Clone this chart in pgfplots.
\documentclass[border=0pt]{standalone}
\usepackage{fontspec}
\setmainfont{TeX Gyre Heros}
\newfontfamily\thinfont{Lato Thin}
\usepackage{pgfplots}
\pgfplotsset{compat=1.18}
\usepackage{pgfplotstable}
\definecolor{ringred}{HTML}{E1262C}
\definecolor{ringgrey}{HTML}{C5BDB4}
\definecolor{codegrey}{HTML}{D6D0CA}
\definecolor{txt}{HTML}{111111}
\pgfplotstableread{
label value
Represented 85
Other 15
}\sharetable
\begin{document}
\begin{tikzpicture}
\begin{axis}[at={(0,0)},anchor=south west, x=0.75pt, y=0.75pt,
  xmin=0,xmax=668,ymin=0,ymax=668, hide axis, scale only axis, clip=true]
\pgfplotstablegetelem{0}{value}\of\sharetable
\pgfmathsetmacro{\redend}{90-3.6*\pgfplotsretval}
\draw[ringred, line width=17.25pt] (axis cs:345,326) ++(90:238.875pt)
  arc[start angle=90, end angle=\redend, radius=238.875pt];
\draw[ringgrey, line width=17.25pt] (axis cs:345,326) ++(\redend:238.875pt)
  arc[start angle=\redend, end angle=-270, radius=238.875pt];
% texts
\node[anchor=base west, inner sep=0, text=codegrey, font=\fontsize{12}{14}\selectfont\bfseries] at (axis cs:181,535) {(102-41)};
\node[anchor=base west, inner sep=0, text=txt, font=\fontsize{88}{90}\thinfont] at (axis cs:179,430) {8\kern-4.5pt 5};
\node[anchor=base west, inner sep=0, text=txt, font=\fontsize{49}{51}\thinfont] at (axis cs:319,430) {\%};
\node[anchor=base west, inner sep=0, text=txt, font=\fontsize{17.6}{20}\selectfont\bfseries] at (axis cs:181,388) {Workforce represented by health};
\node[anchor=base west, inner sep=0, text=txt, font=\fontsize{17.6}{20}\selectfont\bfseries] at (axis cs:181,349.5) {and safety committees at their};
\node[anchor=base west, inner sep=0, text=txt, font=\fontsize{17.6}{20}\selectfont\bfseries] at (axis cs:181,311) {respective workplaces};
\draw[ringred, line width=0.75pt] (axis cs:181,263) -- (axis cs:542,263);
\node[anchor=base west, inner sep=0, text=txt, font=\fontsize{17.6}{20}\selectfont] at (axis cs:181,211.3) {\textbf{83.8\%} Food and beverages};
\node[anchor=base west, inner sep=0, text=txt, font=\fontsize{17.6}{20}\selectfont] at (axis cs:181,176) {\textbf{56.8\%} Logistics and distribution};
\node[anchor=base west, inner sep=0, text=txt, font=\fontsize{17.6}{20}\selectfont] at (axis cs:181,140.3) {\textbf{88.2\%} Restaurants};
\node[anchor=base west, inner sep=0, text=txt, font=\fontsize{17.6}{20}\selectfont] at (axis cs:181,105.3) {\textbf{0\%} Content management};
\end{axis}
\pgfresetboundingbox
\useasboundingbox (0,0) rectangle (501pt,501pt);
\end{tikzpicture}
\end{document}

··········

### [Task to carry out]
All of the data must be returned exactly.

### [Result of this task]
Clone this chart in pgfplots.
\documentclass[border=0pt]{standalone}
\usepackage{fontspec}
\setmainfont{TeX Gyre Heros}
\newfontfamily\thinfont{Lato Thin}
\usepackage{pgfplots}
\pgfplotsset{compat=1.18}
\usepackage{pgfplotstable}
\definecolor{ringred}{HTML}{E1262C}
\definecolor{ringgrey}{HTML}{C5BDB4}
\definecolor{codegrey}{HTML}{D6D0CA}
\definecolor{txt}{HTML}{111111}
\pgfplotstableread{
label value
Represented 85
Other 15
}\sharetable
\begin{document}
\begin{tikzpicture}
\begin{axis}[at={(0,0)},anchor=south west, x=0.75pt, y=0.75pt,
  xmin=0,xmax=668,ymin=0,ymax=668, hide axis, scale only axis, clip=true]
\pgfplotstablegetelem{0}{value}\of\sharetable
\pgfmathsetmacro{\redend}{90-3.6*\pgfplotsretval}
\draw[ringred, line width=17.25pt] (axis cs:345,326) ++(90:238.875pt)
  arc[start angle=90, end angle=\redend, radius=238.875pt];
\draw[ringgrey, line width=17.25pt] (axis cs:345,326) ++(\redend:238.875pt)
  arc[start angle=\redend, end angle=-270, radius=238.875pt];
% texts
\node[anchor=base west, inner sep=0, text=codegrey, font=\fontsize{12}{14}\selectfont\bfseries] at (axis cs:181,535) {(102-41)};
\node[anchor=base west, inner sep=0, text=txt, font=\fontsize{88}{90}\thinfont] at (axis cs:179,430) {8\kern-4.5pt 5};
\node[anchor=base west, inner sep=0, text=txt, font=\fontsize{49}{51}\thinfont] at (axis cs:319,430) {\%};
\node[anchor=base west, inner sep=0, text=txt, font=\fontsize{17.6}{20}\selectfont\bfseries] at (axis cs:181,388) {Workforce represented by health};
\node[anchor=base west, inner sep=0, text=txt, font=\fontsize{17.6}{20}\selectfont\bfseries] at (axis cs:181,349.5) {and safety committees at their};
\node[anchor=base west, inner sep=0, text=txt, font=\fontsize{17.6}{20}\selectfont\bfseries] at (axis cs:181,311) {respective workplaces};
\draw[ringred, line width=0.75pt] (axis cs:181,263) -- (axis cs:542,263);
\node[anchor=base west, inner sep=0, text=txt, font=\fontsize{17.6}{20}\selectfont] at (axis cs:181,211.3) {\textbf{83.8\%} Food and beverages};
\node[anchor=base west, inner sep=0, text=txt, font=\fontsize{17.6}{20}\selectfont] at (axis cs:181,176) {\textbf{56.8\%} Logistics and distribution};
\node[anchor=base west, inner sep=0, text=txt, font=\fontsize{17.6}{20}\selectfont] at (axis cs:181,140.3) {\textbf{88.2\%} Restaurants};
\node[anchor=base west, inner sep=0, text=txt, font=\fontsize{17.6}{20}\selectfont] at (axis cs:181,105.3) {\textbf{0\%} Content management};
\end{axis}
\pgfresetboundingbox
\useasboundingbox (0,0) rectangle (501pt,501pt);
\end{tikzpicture}
\end{document}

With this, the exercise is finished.